Softening economic data has heightened expectations that the Fed has completed its rate hike cycle while projecting a greater likelihood that the central bank will need to cut rates in the coming months.

Markets are pricing in a greater than 75% chance that the Fed will cut rates by at least 25 bps in May, according to CME’s FedWatch Tool, up from about 55% a week ago.

Many Fed officials have refused to rule out the possibility that another hike may be needed should the economic data change course, but yields fell sharply earlier this week after Fed Governor Christopher Waller, seen as a hawkish member of the central bank, flagged the possibility of a rate cut if inflation continues to decline.

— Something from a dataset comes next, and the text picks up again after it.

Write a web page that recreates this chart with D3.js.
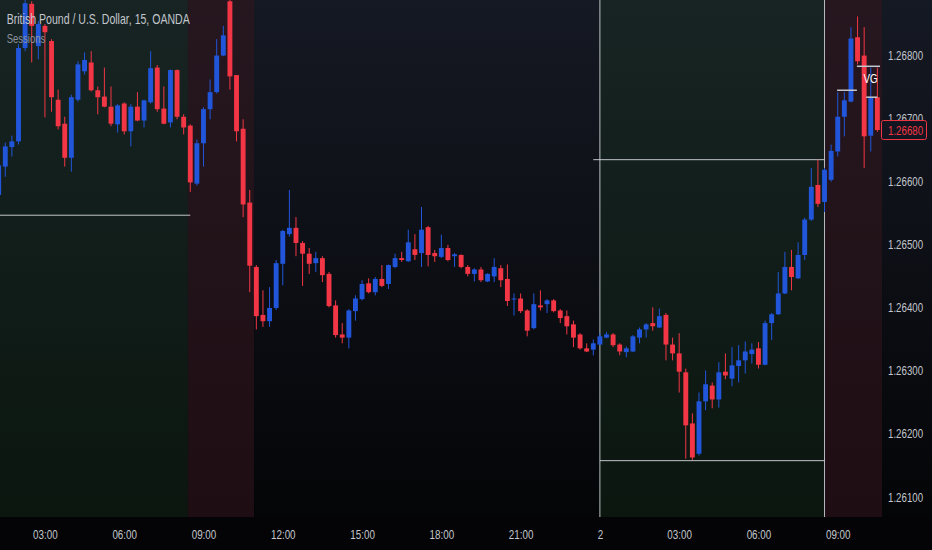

The yield on the 30-year Treasury bond rose 7 basis points to 4.522%.

On Thursday, Fed officials including New York Fed Bank President John Williams and San Francisco Fed President Mary Daly indicated the central bank was likely done with rate hikes, but left open the possibility of further hikes should progress on inflation ebb.

A closely watched part of the US Treasury yield curve measuring the gap between yields on two- and 10-year Treasury notes, seen as an indicator of economic expectations, was at negative 37.1 basis points after rising to negative 35.5, its shallowest inversion since Nov. 9.

The two-year US Treasury yield, which typically moves in step with interest rate expectations, rose 7 basis points to 4.715%. The yield has tumbled 34.1 bps in November, on pace for its biggest drop since March.

The breakeven rate on five-year US Treasury Inflation-Protected Securities (TIPS) was last at 2.181% after closing at 2.168% on Wednesday.

The 10-year TIPS breakeven rate was last at 2.25%, indicating the market sees inflation averaging about 2.3% a year for the next decade.